Hey, guys. Hey, I very much want to thank those of you who sent me such love via your very kind notes around my recent post, Father’s Day is Coming; My Father’s Night is Here. Thank you! I live a pretty shut-in type life, actually, so these Across the Cyberspace Universe transmissions of affection are really, well, affecting.
Relative to this business about my dad, though, I thought I might take a moment to … bore you even further about it.
So — because with your friends why not take the time to clarify such things? — as cruel and/or callous and/or emotionally pretentious and/or flat-out crazy as I know this sounds, the unadorned truth of the matter is that when my father is gone, I will not miss him. He’s played no role at all in my life for thirty-five years.
Which isn’t actually the point. The real point is that (as I wrote relative to my mother in I Just Found Out My Mother Died — Five Years Ago) I’ve made it my life’s work to emotionally detach myself from my parents. I’m not proud of that; I don’t think it makes me wise and cool. I just did it because by about the age of eight I was very clear on the fact that if I didn’t do that, I’d be screwed for the rest of my life. My parents weren’t about to give it up for their kids. They were on the crazy train, and having children wasn’t about to derail that bad boy. Very early on my choice was perfectly clear: stay aboard the Bonkers Express and surely end up in my own version of Crazytown, or bail, and make sure I learned to roll with the fall so it wouldn’t kill me.
So bail I did. I got out. I got out physically, and — and I’m saying this took twenty, thirty years of work to do — I got out emotionally.
I’m not conflicted about my dad. I don’t have any unresolved emotional energy around my dad. I don’t lie awake at night, lost in the morass of my father’s unrelenting indifference toward me.
Been there. Done that. Never been anywhere or done anything but that, is what I’m saying.
You watch the same scary movie over and over and over again, and pretty soon it’s not even almost scary. It’s just … what it is. Actors. Script. Make-up. Boring.
Here’s the real deal: My father has the emotional life of a two-year-old. If it’s not about him, then as far as he’s concerned, it doesn’t exist. Not sometimes. Not conditionally. Not when he’s hungry, or late, or stressed about something. Not when he’s in certain moods. That is his mood. The man doesn’t have another channel. He gets, and sends, one signal, and one signal only, twenty-four seven. Everything else is immediately filtered out before it can become anything at all.
And you know how he arranges to never have to take into account anyone but himself? He throws constant temper tantrums. He is seriously pissed off, all of the time. Anger is his modus operandi, and no two ways about it. For him, to breathe is to fume. It’s all he knows. Last time my wife and I visited him and his wife, the four of us were playing Trivial Pursuit, and within ten minutes he had slammed the board off the table, and was storming around the room screaming like … well, like a two-year-old. And it was like how, when you put ice in your drink, it gets colder. Happens every time. There’s no warm ice.
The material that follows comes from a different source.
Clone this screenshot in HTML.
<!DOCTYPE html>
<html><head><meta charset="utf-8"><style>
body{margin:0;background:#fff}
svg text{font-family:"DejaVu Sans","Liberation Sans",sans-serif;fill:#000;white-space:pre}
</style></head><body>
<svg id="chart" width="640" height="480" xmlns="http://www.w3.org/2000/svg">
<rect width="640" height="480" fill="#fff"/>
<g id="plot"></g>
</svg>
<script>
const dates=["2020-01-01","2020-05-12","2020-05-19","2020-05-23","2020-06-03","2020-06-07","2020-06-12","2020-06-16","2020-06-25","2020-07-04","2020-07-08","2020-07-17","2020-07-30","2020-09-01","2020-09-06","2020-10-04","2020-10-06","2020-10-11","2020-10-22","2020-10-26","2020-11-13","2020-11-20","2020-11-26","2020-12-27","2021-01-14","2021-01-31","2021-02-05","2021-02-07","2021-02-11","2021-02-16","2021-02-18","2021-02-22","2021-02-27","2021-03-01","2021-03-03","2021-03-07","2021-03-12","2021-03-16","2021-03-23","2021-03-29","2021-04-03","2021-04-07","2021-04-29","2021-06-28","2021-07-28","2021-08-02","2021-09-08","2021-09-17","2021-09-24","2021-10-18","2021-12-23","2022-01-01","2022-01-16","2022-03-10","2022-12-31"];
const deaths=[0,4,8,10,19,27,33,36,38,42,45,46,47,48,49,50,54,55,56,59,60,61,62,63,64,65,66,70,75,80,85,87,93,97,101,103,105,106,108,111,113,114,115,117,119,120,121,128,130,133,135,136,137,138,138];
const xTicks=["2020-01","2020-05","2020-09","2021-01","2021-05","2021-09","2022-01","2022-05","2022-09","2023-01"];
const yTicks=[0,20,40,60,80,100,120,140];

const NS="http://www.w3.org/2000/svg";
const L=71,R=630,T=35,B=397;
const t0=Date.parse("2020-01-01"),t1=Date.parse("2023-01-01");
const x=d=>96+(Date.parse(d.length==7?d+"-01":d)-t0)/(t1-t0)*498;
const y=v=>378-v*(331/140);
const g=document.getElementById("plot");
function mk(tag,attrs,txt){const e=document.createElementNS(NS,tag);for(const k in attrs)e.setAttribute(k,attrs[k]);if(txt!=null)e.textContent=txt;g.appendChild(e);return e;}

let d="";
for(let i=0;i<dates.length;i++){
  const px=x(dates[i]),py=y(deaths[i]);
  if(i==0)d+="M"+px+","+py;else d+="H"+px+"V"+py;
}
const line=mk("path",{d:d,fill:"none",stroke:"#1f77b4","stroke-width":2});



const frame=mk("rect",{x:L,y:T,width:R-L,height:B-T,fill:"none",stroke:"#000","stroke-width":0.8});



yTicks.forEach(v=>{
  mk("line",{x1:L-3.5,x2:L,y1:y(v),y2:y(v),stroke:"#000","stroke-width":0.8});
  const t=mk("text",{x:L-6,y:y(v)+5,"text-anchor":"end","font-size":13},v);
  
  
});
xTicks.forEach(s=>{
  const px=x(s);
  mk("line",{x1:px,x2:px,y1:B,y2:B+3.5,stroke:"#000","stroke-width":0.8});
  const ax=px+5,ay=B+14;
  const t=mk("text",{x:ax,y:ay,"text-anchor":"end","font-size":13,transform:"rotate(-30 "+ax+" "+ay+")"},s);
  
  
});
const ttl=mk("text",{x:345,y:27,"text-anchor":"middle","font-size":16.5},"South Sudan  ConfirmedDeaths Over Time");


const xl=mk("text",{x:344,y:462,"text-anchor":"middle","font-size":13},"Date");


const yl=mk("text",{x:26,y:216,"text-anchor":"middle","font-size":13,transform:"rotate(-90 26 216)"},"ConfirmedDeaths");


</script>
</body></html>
There’s no not-angry my dad.
The next day, my stepmother and wife went out shopping (amazing story there, but … another time), and my dad predictably spent the day screaming at me because some of the (mega-dorky) pants he wanted to give me didn’t fit me. Ice in a drink.
I mean, we’re talking here about a man who really and truly, down to his bones, doesn’t care that he has a son. It just doesn’t register with him that I’m out here in the world, that I’ve been out here in the world, that I’m married, that I’m a writer, that … I just bought a new house, or whatever. All of it just bores him to distraction.
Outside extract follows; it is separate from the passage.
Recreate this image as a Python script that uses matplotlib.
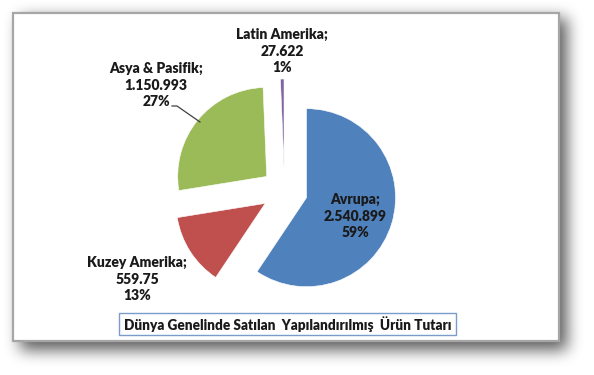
import matplotlib.pyplot as plt
import numpy as np
from matplotlib.patches import Rectangle

plt.rcParams['font.family'] = ['Lato', 'DejaVu Sans']

# data (values in thousands, order clockwise from 12 o'clock)
regions = ["Avrupa", "Kuzey Amerika", "Asya & Pasifik", "Latin Amerika"]
values = [2540.899, 559.750, 1150.993, 27.622]
value_labels = ["2.540.899", "559.75", "1.150.993", "27.622"]
colors = ["#4F81BD", "#C0504D", "#9BBB59", "#8064A2"]
title = "Dünya Genelinde Satılan  Yapılandırılmış  Ürün Tutarı"

W, H = 594, 375
fig = plt.figure(figsize=(W / 100, H / 100), dpi=100)
ax = fig.add_axes([0, 0, 1, 1])


# blurred drop shadow behind the card
def box_blur(a, r):
    k = np.ones(2 * r + 1) / (2 * r + 1)
    a = np.apply_along_axis(lambda m: np.convolve(m, k, mode="same"), 0, a)
    a = np.apply_along_axis(lambda m: np.convolve(m, k, mode="same"), 1, a)
    return a


mask = np.zeros((H, W))
mask[18:350, 20:567] = 1.0
for _ in range(3):
    mask = box_blur(mask, 7)
shadow = np.zeros((H, W, 4))
shadow[..., 3] = mask * 0.65
ax.imshow(shadow, extent=(0, W, H, 0), zorder=0, interpolation="bilinear")

# card
ax.add_patch(Rectangle((13, 13), 546, 328, facecolor="white",
                       edgecolor="#A6A6A6", linewidth=1.6, zorder=1))

# pie (y axis points down, so clockwise on screen = counterclock in data)
pct = np.array(values) / sum(values) * 100
wedges, _ = ax.pie(values, colors=colors, startangle=-90, counterclock=True,
                   center=(284.5, 191), radius=89, explode=[23] * 4,
                   wedgeprops=dict(edgecolor="white", linewidth=0.4))
for w in wedges:
    w.set_zorder(2)

# pie() resets limits; put data coords = pixel coords (y down)
ax.set_xlim(0, W)
ax.set_ylim(H, 0)
ax.set_aspect("equal")
ax.axis("off")

label_pos = [(355, 216), (137, 279), (156, 85), (282, 51)]
for name, vl, p, (x, y) in zip(regions, value_labels, pct, label_pos):
    ax.text(x, y, f"{name};\n{vl}\n{p:.0f}%", ha="center", va="center",
            fontsize=10, fontweight="heavy", color="#1a1a1a",
            linespacing=1.35, zorder=4)

# leader line for Asya & Pasifik
ax.plot([172, 177, 200], [106, 106, 122], color="#404040", lw=0.9, zorder=3)

# title box
ax.add_patch(Rectangle((119, 313), 337, 22, facecolor="white",
                       edgecolor="#7A9CCB", linewidth=1.0, zorder=3))
ax.text(287.5, 324.5, title, ha="center", va="center", fontsize=9.8,
        fontweight="heavy", color="#1a1a1a", zorder=4)

fig.savefig("out.png", dpi=100)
Anyway, of course I do have Big Deal Feelings about my dad. It’s just that I know those feelings, and have for so long been so directly dealing with them that, thirty-five years later, they’re … well, known to me. And something that you really, really know — that you’ve spent your life combing though, exploring, discussing, and in every possible way dissecting and analyzing over and over again — loses its grip on you. There’s no mystery left to it. It becomes just … a movie that you’ve seen a million times before.
I wrote about my father’s body because (besides his insane sense of humor; humor being the hyper-intelligent blood-brother of anger) that was the most extraordinary thing about him. The magic hand of God touched his physical creation. (And — should I say this? — mine. I’m not a lot of things, but physically coordinated isn’t one of them.) But so what? He had no control of that, and completely took it for granted.
What he could and should have controlled, he didn’t. And, as with his body, he took, without fail, everything that came to him — especially the love that those nearest him were naturally compelled to lavish upon him — for granted.
He could have been so happy. He was so loved.